In reply to an earlier post on Oct 13, 2010 2:56:20 AM PDT
Last edited by the author on Oct 13, 2010 2:58:06 AM PDT
Robert Ruddy says:
Its true that raw foodists in an affluent society where one can purchase a wide range of raw foods, domestic and foreign along with modern conveniences to facilitate meal preparation, i.e. food processors, can survive on a raw food diet. This is the raw foodist's perfect world. Despite that, the raw foodist still faces physical problems due to deficiencies. I'd like to see how a raw foodist would make out in a less affluent country or better yet I'd like to see a raw foodist survive in the wilderness living only on what the local environment can provide.
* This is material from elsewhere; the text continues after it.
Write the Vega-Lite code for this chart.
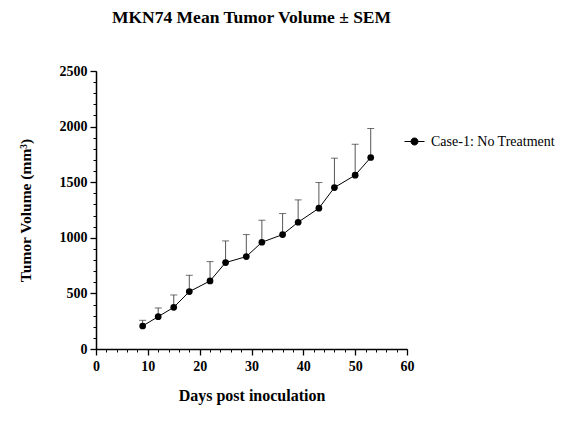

In reply to an earlier post on Jan 15, 2012 9:26:08 PM PST
Steven Smallwood says:
It is not the affluence of a region that allows for raw foodism. Here in South Korea, I have been a "raw foodist" for a year now, and I find it extremely difficult. The society offers the cutting edge as far as appliances go. The difficulty does not come from lack of tools, it comes from lack of produce. Cold climates are difficult to survive while eating only raw food. In the winter, I find myself eating mainly leafy greens and a small selection of mostly imported fruit (from the non-affluent countries). If I had the opportunity, I would live in a tropical climate, eating a diet of leafy greens, fruits, and occasionally insects. I am interested to know which deficiencies you are speaking of? I recently had blood panels done, out of curiosity, and I had no deficiencies. I supplement vitamin b12, and I supplement vitamin D in the winter. I only supplement b12 because there are no insects available to me. As a side note, did you know that the "in 1936 the U.S. congress found that 99% of Americans were deficient in some minerals?" Other than b-12 and vitamin D, it is clearly a fine option to eat only raw foods while having no nutritional deficiencies. Here, I will prove it-- this is an average day of raw food for me: http://nutritiondata.self.com/facts/recip
"Many people have heard that vegans are low in B-12. That's absolutely true. Meat-eaters are deficient, too. There is a minimum level of B-12 you need to survive and a maximum level that is optimal for long-term health. At the minimum level, (180-200 nano-grams of B-12), 80% of vegans are deficient, but 40% of meat eaters are deficient at these levels as well. When you look at optimal intake of B-12, (400 units in your blood), meat eaters are equally deficient. It is likely that 90% of meat eaters and vegans are deficient at optimal levels. The best thing for everyone is to take a B-12 supplement. When I was at Columbia Medical School in the 1960's, they did a study that found that 30% of people judged to have adequate B-12 levels (mostly meat-eaters), had dramatically positive responses to getting B-12 shots. Depression went away, and sense of wellbeing was reported in many study participants. Even in 1960's they knew that on average people are low in B-12. I just want to emphasize the point that everybody is low in B-12. It is a big problem."